Data privacy, particle physics and cancer prevention are some of the projects that have received a funding boost to strengthen European collaboration.
The European Partners Fund, awarded by Imperial College London, provides up to £100,000 per year for seed funds and travel grants for Imperial academics to initiate and pursue collaborations with European colleagues.
Nearly 30 projects have received funding since the programme was launched in 2016.
The projects cover a range of research areas such as mathematics, robotics, health, data and engineering.
This year ten projects have received funding so far to collaborate with institutions in countries including Germany, Italy, Spain, Switzerland and the Netherlands.
Vice-Provost (Research and Enterprise) Professor Nick Jennings said: “Collaboration across borders between academics of different nationalities produces the highest quality research and a third of our collaborators are currently from Europe. We want those relationships to grow.

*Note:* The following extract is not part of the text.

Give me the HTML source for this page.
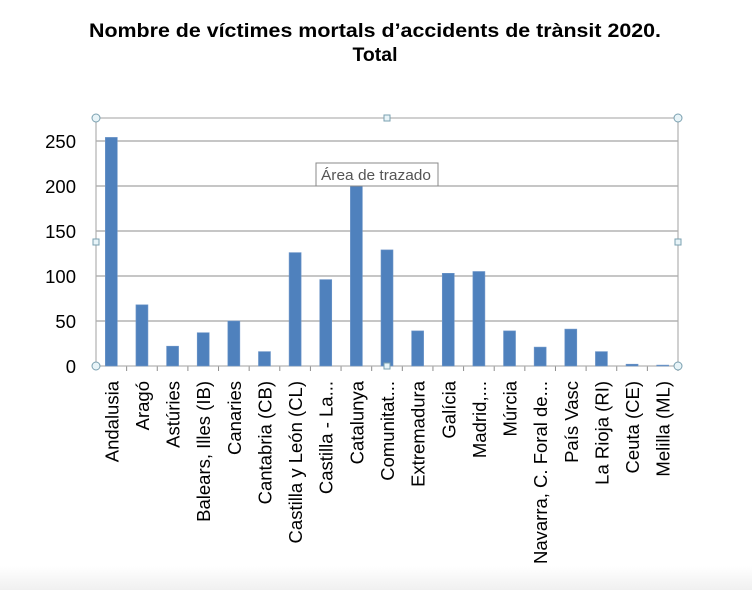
<!DOCTYPE html>
<html><head><meta charset="utf-8"><style>
html,body{margin:0;padding:0;background:#fff;}
svg{display:block}
</style></head><body>
<svg id="s" width="752" height="590" xmlns="http://www.w3.org/2000/svg">
<defs><linearGradient id="g" x1="0" y1="0" x2="0" y2="1"><stop offset="0" stop-color="#fff"/><stop offset="1" stop-color="#f0f0f0"/></linearGradient></defs>
<rect x="0" y="566" width="752" height="24" fill="url(#g)"/>
<text x="375" y="37" font-family="Liberation Sans, Arial, sans-serif" font-weight="bold" font-size="19" text-anchor="middle" textLength="572" lengthAdjust="spacingAndGlyphs">Nombre de víctimes mortals d’accidents de trànsit 2020.</text>
<text x="375" y="61" font-family="Liberation Sans, Arial, sans-serif" font-weight="bold" font-size="19" text-anchor="middle" textLength="45" lengthAdjust="spacingAndGlyphs">Total</text>
<g id="grid"></g>
<rect x="96" y="118" width="582" height="248" fill="none" stroke="#b0b0b0" stroke-width="1.2"/>
<g id="bars"></g>
<g id="labels" font-family="Liberation Sans, DejaVu Sans, sans-serif" font-size="18.5" fill="#000"></g>
<g id="ylab" font-family="Liberation Sans, DejaVu Sans, sans-serif" font-size="18.5" fill="#000" text-anchor="end"></g>
<rect x="316" y="163" width="122" height="23" fill="#fff" stroke="#888"/>
<text x="321" y="180" font-family="Liberation Sans, DejaVu Sans, sans-serif" font-size="14.5" fill="#555" textLength="110" lengthAdjust="spacingAndGlyphs">Área de trazado</text>
<g fill="#e8f4f8" stroke="#7aa0b0">
<circle cx="96" cy="118" r="4"/><circle cx="678" cy="118" r="4"/><circle cx="96" cy="366" r="4"/><circle cx="678" cy="366" r="4"/>
<rect x="384" y="115" width="6" height="6"/><rect x="384" y="363" width="6" height="6"/><rect x="93" y="239" width="6" height="6"/><rect x="675" y="239" width="6" height="6"/>
</g>
</svg>
<script>
var ns="http://www.w3.org/2000/svg";
function el(t,a,p,txt){var e=document.createElementNS(ns,t);for(var k in a)e.setAttribute(k,a[k]);if(txt!==undefined)e.textContent=txt;document.getElementById(p).appendChild(e);return e;}
for(var v=0;v<=250;v+=50){var y=366-v*0.9;if(v>0)el("line",{x1:96,x2:678,y1:y,y2:y,stroke:"#8c8c8c","stroke-width":1},"grid");el("text",{x:76,y:y+7},"ylab",String(v));}
var d=[["Andalusia",254],["Aragó",68],["Astúries",22],["Balears, Illes (IB)",37],["Canaries",50],["Cantabria (CB)",16],["Castilla y León (CL)",126],["Castilla - La...",96],["Catalunya",200],["Comunitat...",129],["Extremadura",39],["Galícia",103],["Madrid,...",105],["Múrcia",39],["Navarra, C. Foral de...",21],["País Vasc",41],["La Rioja (RI)",16],["Ceuta (CE)",2],["Melilla (ML)",1]];
var w=582/19;
for(var i=0;i<19;i++){var c=96+w*(i+0.5),h=d[i][1]*0.9;
el("rect",{x:c-6,y:366-h,width:12,height:h,fill:"#4f81bd",stroke:"#6f97c9","stroke-width":0.6},"bars");
var tx=96+w*(i+1);el("line",{x1:tx,x2:tx,y1:366,y2:371,stroke:"#8c8c8c"},"grid");
el("text",{x:0,y:0,"text-anchor":"end",transform:"translate("+(c+7)+",381) rotate(-90)"},"labels",d[i][0]);}
</script>
</body></html>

“This fund allows our academics to build new relationships and work more closely with European partners. Many of these projects have already strengthened our ties with other world class institutions and the subsequent discoveries will benefit society greatly in the future.
“Imperial is a European university with global reach, and has consistently been named the UK’s most international university. We will keep supporting European and global collaborations.”
Some of the recently funded researchers discussed their projects:
Dr Yves-Alexandre de Montjoye, from the Department of Computing, is collaborating with Université catholique de Louvain, Belgium to develop privacy tools.
The goal of the research is to help make large-scale such as mobile phones, credit cards or browsing data, more available while truly preserving privacy.
Dr de Montjoye said: “The availability of large-scale data dramatically increases our capacity to understand and potentially affect the behaviour of individuals and collectives.
“The use of this data, however, raises legitimate privacy concerns.
“The traditional data protection mechanism, de-identification, fails to protect people’s privacy in the age of big data.
“Sensitive information can often be inferred from seemingly innocuous data and individuals can be identified despite anonymising names or phone numbers.
“We are developing tools to allow large-scale behavioural data to be used while giving individuals strong privacy guarantees.”
Dr Davoud Cheraghi, from the Department of Mathematics, is developing a partnership with Université Pierre et Marie Curie (UPMC) and Université de Toulouse in France.
The partnership will enhance the understanding of low-dimensional analytic dynamics.
Dr Cheraghi said: “This funding will allow us to strengthen our links with researchers at partner institutions in France.
“These collaborations with the French network are expected to bring together a wide range of expertise and they have well established links to many groups in other countries.”